Он поднялся с кушетки:
— Пожалуй, будем убивать не тебя, а монстров.
— Монстров?
— У меня в кабинете. Если сможем пробиться сквозь толпы душевнобольных.
— Хотите сказать, душевнобольные заполонили не только ваш кабинет, но и все подходы?
— Я тебе когда-нибудь лгал?
— И не раз. Впрочем, — добавил я, — самую малость, для пользы дела.
— Пошли, — скомандовал он.
На лестничной площадке нас встретила длинная очередь почитателей и просителей. Между лифтом и дверью баронской приемной ожидало никак не меньше семидесяти человек, прижимавших к груди сочинения мадам Блаватской,[15] Кришнамурти[16] и Ширли Маклейн.[17] При виде барона у толпы вырвался вой, как из открытой топки. Мы ринулись вперед и прошмыгнули в приемную, не дав опомниться страждущим.
— Полюбуйся, что ты наделал! — указал пальцем в сторону двери фон Зайфертиц.
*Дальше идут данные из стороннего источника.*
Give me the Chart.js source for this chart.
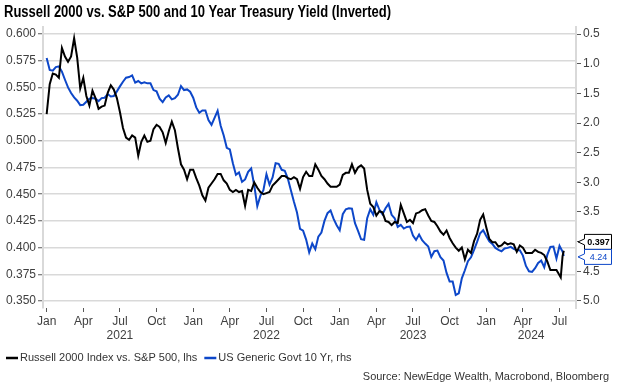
<!DOCTYPE html>
<html>
<head>
<meta charset="utf-8">
<script src="https://cdn.jsdelivr.net/npm/chart.js@4.4.1/dist/chart.umd.min.js"></script>
<style>
    html, body { margin: 0; padding: 0; background: #fff; }
    #wrap { width: 624px; height: 388px; }
</style>
</head>
<body>
<div id="wrap"><canvas id="chart" width="624" height="388"></canvas></div>
<script>
// months since Jan 2021
const months = [
    0, 0.25, 0.5, 0.75, 1, 1.25, 1.5, 1.75, 2, 2.25, 2.5, 2.75, 3, 3.25, 3.5, 3.75,
    4, 4.25, 4.5, 4.75, 5, 5.25, 5.5, 5.75, 6, 6.25, 6.5, 6.75, 7, 7.25, 7.5, 7.75,
    8, 8.25, 8.5, 8.75, 9, 9.25, 9.5, 9.75, 10, 10.25, 10.5, 10.75, 11, 11.25, 11.5, 11.75,
    12, 12.25, 12.5, 12.75, 13, 13.25, 13.5, 13.75, 14, 14.25, 14.5, 14.75, 15, 15.25, 15.5, 15.75,
    16, 16.25, 16.5, 16.75, 17, 17.25, 17.5, 17.75, 18, 18.25, 18.5, 18.75, 19, 19.25, 19.5, 19.75,
    20, 20.25, 20.5, 20.75, 21, 21.25, 21.5, 21.75, 22, 22.25, 22.5, 22.75, 23, 23.25, 23.5, 23.75,
    24, 24.25, 24.5, 24.75, 25, 25.25, 25.5, 25.75, 26, 26.25, 26.5, 26.75, 27, 27.25, 27.5, 27.75,
    28, 28.25, 28.5, 28.75, 29, 29.25, 29.5, 29.75, 30, 30.25, 30.5, 30.75, 31, 31.25, 31.5, 31.75,
    32, 32.25, 32.5, 32.75, 33, 33.25, 33.5, 33.75, 34, 34.25, 34.5, 34.75, 35, 35.25, 35.5, 35.75,
    36, 36.25, 36.5, 36.75, 37, 37.25, 37.5, 37.75, 38, 38.25, 38.5, 38.75, 39, 39.25, 39.5, 39.75,
    40, 40.25, 40.5, 40.75, 41, 41.25, 41.5, 41.75, 42, 42.1, 42.25, 42.35
];

const russellVsSpx = [
    0.525, 0.553, 0.563, 0.562, 0.559, 0.587, 0.579, 0.574, 0.579, 0.596, 0.578, 0.549, 0.559, 0.542, 0.533, 0.547,
    0.540, 0.530, 0.532, 0.533, 0.545, 0.552, 0.548, 0.540, 0.527, 0.512, 0.503, 0.501, 0.505, 0.503, 0.486, 0.499,
    0.505, 0.499, 0.500, 0.511, 0.515, 0.513, 0.508, 0.498, 0.509, 0.518, 0.510, 0.493, 0.478, 0.473, 0.464, 0.473,
    0.473, 0.465, 0.458, 0.449, 0.444, 0.456, 0.460, 0.464, 0.469, 0.469, 0.463, 0.460, 0.454, 0.452, 0.454, 0.452,
    0.453, 0.439, 0.454, 0.453, 0.461, 0.456, 0.452, 0.450, 0.451, 0.452, 0.458, 0.461, 0.464, 0.467, 0.467, 0.465,
    0.464, 0.466, 0.464, 0.455, 0.466, 0.471, 0.467, 0.467, 0.478, 0.473, 0.467, 0.464, 0.460, 0.457, 0.457, 0.457,
    0.459, 0.468, 0.470, 0.470, 0.478, 0.470, 0.475, 0.477, 0.474, 0.454, 0.441, 0.438, 0.430, 0.434, 0.433, 0.425,
    0.424, 0.421, 0.424, 0.423, 0.440, 0.432, 0.424, 0.426, 0.423, 0.432, 0.433, 0.435, 0.436, 0.430, 0.425, 0.424,
    0.420, 0.415, 0.412, 0.416, 0.409, 0.404, 0.400, 0.397, 0.400, 0.389, 0.398, 0.395, 0.406, 0.413, 0.426, 0.431,
    0.419, 0.408, 0.405, 0.405, 0.401, 0.402, 0.405, 0.403, 0.404, 0.403, 0.396, 0.402, 0.400, 0.395, 0.395, 0.395,
    0.398, 0.396, 0.395, 0.393, 0.387, 0.379, 0.379, 0.379, 0.374, 0.372, 0.392, 0.397
];

const ust10y = [
    0.905, 1.107, 1.119, 1.057, 1.046, 1.136, 1.271, 1.400, 1.495, 1.569, 1.625, 1.698, 1.692, 1.642, 1.591, 1.580,
    1.591, 1.631, 1.580, 1.574, 1.512, 1.552, 1.546, 1.467, 1.383, 1.304, 1.237, 1.226, 1.197, 1.321, 1.293, 1.332,
    1.316, 1.332, 1.332, 1.445, 1.467, 1.591, 1.647, 1.569, 1.535, 1.602, 1.580, 1.524, 1.377, 1.445, 1.434, 1.473,
    1.574, 1.737, 1.827, 1.788, 1.788, 1.951, 2.030, 1.912, 1.794, 2.047, 2.210, 2.418, 2.446, 2.677, 2.873, 2.834,
    2.992, 2.952, 2.823, 2.767, 3.053, 3.400, 3.228, 3.132, 2.862, 3.037, 2.918, 2.677, 2.688, 2.789, 2.806, 2.935,
    3.132, 3.329, 3.509, 3.785, 3.813, 3.965, 4.180, 4.032, 4.128, 3.914, 3.846, 3.650, 3.520, 3.475, 3.616, 3.723,
    3.807, 3.537, 3.453, 3.436, 3.442, 3.689, 3.818, 3.959, 3.970, 3.605, 3.453, 3.548, 3.335, 3.464, 3.537, 3.436,
    3.363, 3.548, 3.605, 3.751, 3.717, 3.779, 3.751, 3.745, 3.897, 3.970, 3.880, 3.976, 4.032, 4.083, 4.257, 4.161,
    4.150, 4.263, 4.319, 4.527, 4.673, 4.673, 4.898, 4.870, 4.617, 4.482, 4.330, 4.263, 4.139, 4.004, 3.858, 3.807,
    3.903, 3.993, 4.038, 4.105, 4.139, 4.161, 4.116, 4.105, 4.088, 4.122, 4.145, 4.145, 4.235, 4.409, 4.499, 4.510,
    4.448, 4.358, 4.319, 4.431, 4.223, 4.088, 4.083, 4.285, 4.071, 4.110, 4.167, 4.240
];

const tickMonths = [0, 3, 6, 9, 12, 15, 18, 21, 24, 27, 30, 33, 36, 39, 42];
const monthNames = ['Jan', 'Apr', 'Jul', 'Oct'];
const years = ['2021', '2022', '2023', '2024'];
const yearStarts = [0, 12, 24, 36];
const leftTicks = [0.350, 0.375, 0.400, 0.425, 0.450, 0.475, 0.500, 0.525, 0.550, 0.575, 0.600];
const rightTicks = [0.5, 1.0, 1.5, 2.0, 2.5, 3.0, 3.5, 4.0, 4.5, 5.0];

const titleText = 'Russell 2000 vs. S&P 500 and 10 Year Treasury Yield (Inverted)';
const sourceText = 'Source: NewEdge Wealth, Macrobond, Bloomberg';

const FONT = '"Liberation Sans", Arial, sans-serif';
const BLACK = '#000000';
const BLUE = '#0d47c9';
const TEXT = '#404040';

// 标题、年份、图例、来源和末值标签
const decorPlugin = {
    id: 'decor',
    afterDraw(chart) {
        const ctx = chart.ctx;
        const xs = chart.scales.x;
        const ys = chart.scales.y;
        const y2 = chart.scales.y2;

        // title (narrow bold)
        ctx.save();
        ctx.font = 'bold 16px "Liberation Sans Narrow", "Liberation Sans", Arial, sans-serif';
        ctx.fillStyle = '#000';
        ctx.textBaseline = 'alphabetic';
        const tw = ctx.measureText(titleText).width;
        ctx.translate(4, 16.5);
        ctx.scale(387 / tw, 1);
        ctx.fillText(titleText, 0, 0);
        ctx.restore();

        // year labels, centred on the visible part of each year
        ctx.save();
        ctx.font = '12px ' + FONT;
        ctx.fillStyle = TEXT;
        ctx.textAlign = 'center';
        ctx.textBaseline = 'middle';
        years.forEach((yr, i) => {
            const a = Math.max(yearStarts[i], xs.min);
            const b = Math.min(yearStarts[i] + 12, xs.max);
            ctx.fillText(yr, xs.getPixelForValue((a + b) / 2), 336);
        });
        ctx.restore();

        // legend
        ctx.save();
        ctx.font = '11px ' + FONT;
        ctx.textBaseline = 'middle';
        let lx = 6;
        const ly = 358;
        chart.data.datasets.forEach(ds => {
            ctx.strokeStyle = ds.borderColor;
            ctx.lineWidth = 2.5;
            ctx.beginPath();
            ctx.moveTo(lx, ly);
            ctx.lineTo(lx + 12, ly);
            ctx.stroke();
            ctx.fillStyle = '#333';
            ctx.fillText(ds.label, lx + 14, ly);
            lx += 14 + ctx.measureText(ds.label).width + 7;
        });

        // source
        ctx.textAlign = 'right';
        ctx.fillText(sourceText, 609, 377);
        ctx.restore();

        // last value tags on the right axis
        const lastB = russellVsSpx[russellVsSpx.length - 1];
        const lastU = ust10y[ust10y.length - 1];
        const yU = y2.getPixelForValue(lastU) + 1;
        let yB = ys.getPixelForValue(lastB);
        if (Math.abs(yB - yU) < 15) yB = yU - 15;
        drawTag(ctx, lastB.toFixed(3), yB, BLACK, true);
        drawTag(ctx, lastU.toFixed(2), yU, BLUE, false);
    }
};

function drawTag(ctx, text, cy, color, bold) {
    const x0 = 584, w = 27, h = 15;
    ctx.save();
    ctx.fillStyle = '#fff';
    ctx.strokeStyle = color;
    ctx.lineWidth = 1;
    ctx.beginPath();
    ctx.moveTo(x0 + 0.5, cy - h / 2);
    ctx.lineTo(x0 + w + 0.5, cy - h / 2);
    ctx.lineTo(x0 + w + 0.5, cy + h / 2);
    ctx.lineTo(x0 + 0.5, cy + h / 2);
    ctx.lineTo(x0 + 0.5, cy + 3);
    ctx.lineTo(x0 - 6, cy);
    ctx.lineTo(x0 + 0.5, cy - 3);
    ctx.closePath();
    ctx.fill();
    ctx.stroke();
    ctx.fillStyle = color;
    ctx.font = (bold ? 'bold ' : '') + '9px ' + FONT;
    ctx.textAlign = 'center';
    ctx.textBaseline = 'middle';
    ctx.fillText(text, x0 + w / 2 + 1, cy + 0.5);
    ctx.restore();
}

const ctx = document.getElementById('chart');
new Chart(ctx, {
    type: 'line',
    data: {
        datasets: [
            {
                label: 'Russell 2000 Index vs. S&P 500, lhs',
                data: months.map((m, i) => ({ x: m, y: russellVsSpx[i] })),
                borderColor: BLACK,
                backgroundColor: BLACK,
                borderWidth: 2,
                pointRadius: 0,
                tension: 0,
                yAxisID: 'y'
            },
            {
                label: 'US Generic Govt 10 Yr, rhs',
                data: months.map((m, i) => ({ x: m, y: ust10y[i] })),
                borderColor: BLUE,
                backgroundColor: BLUE,
                borderWidth: 2,
                pointRadius: 0,
                tension: 0,
                yAxisID: 'y2'
            }
        ]
    },
    options: {
        responsive: false,
        animation: false,
        devicePixelRatio: 1,
        layout: { padding: { left: 6, right: 0, top: 27, bottom: 44 } },
        plugins: {
            legend: { display: false },
            tooltip: { enabled: false }
        },
        scales: {
            x: {
                type: 'linear',
                min: -0.3,
                max: 43.35,
                afterBuildTicks: s => { s.ticks = tickMonths.map(v => ({ value: v })); },
                afterFit: s => { s.height = 36; },
                border: { display: false },
                grid: { drawOnChartArea: false, drawTicks: true, tickLength: 4, tickColor: '#595959', tickWidth: 1 },
                ticks: {
                    autoSkip: false,
                    maxRotation: 0,
                    padding: 2,
                    color: TEXT,
                    font: { family: FONT, size: 12 },
                    callback: v => monthNames[(Math.round(v) % 12) / 3]
                }
            },
            y: {
                position: 'left',
                min: 0.3434,
                max: 0.6066,
                afterBuildTicks: s => { s.ticks = leftTicks.map(v => ({ value: v })); },
                afterFit: s => { s.width = 37; },
                border: { display: true, color: '#d9d9d9', width: 2 },
                grid: { color: '#d9d9d9', lineWidth: 1.5, tickColor: '#595959', tickLength: 5, tickWidth: 1 },
                ticks: {
                    padding: 2,
                    color: TEXT,
                    font: { family: FONT, size: 12 },
                    callback: v => v.toFixed(3)
                }
            },
            y2: {
                position: 'right',
                reverse: true,
                min: 0.382,
                max: 5.118,
                afterBuildTicks: s => { s.ticks = rightTicks.map(v => ({ value: v })); },
                afterFit: s => { s.width = 48; },
                border: { display: true, color: '#d9d9d9', width: 2 },
                grid: { drawOnChartArea: false, tickColor: '#595959', tickLength: 5, tickWidth: 1 },
                ticks: {
                    padding: 2,
                    color: TEXT,
                    font: { family: FONT, size: 12 },
                    callback: v => v.toFixed(1)
                }
            }
        }
    },
    plugins: [decorPlugin]
});
</script>
</body>
</html>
Стены приемной были обшиты дорогим тиковым деревом. Письменный стол наполеоновской эпохи, редкостный образчик стиля ампир, стоил не менее пятидесяти тысяч долларов. Кушетка так и притягивала мягчайшей кожей, а на стене висели полотна Ренуара и Мане, причем подлинники. Боже праведный, подумалось мне, это миллионы и миллионы!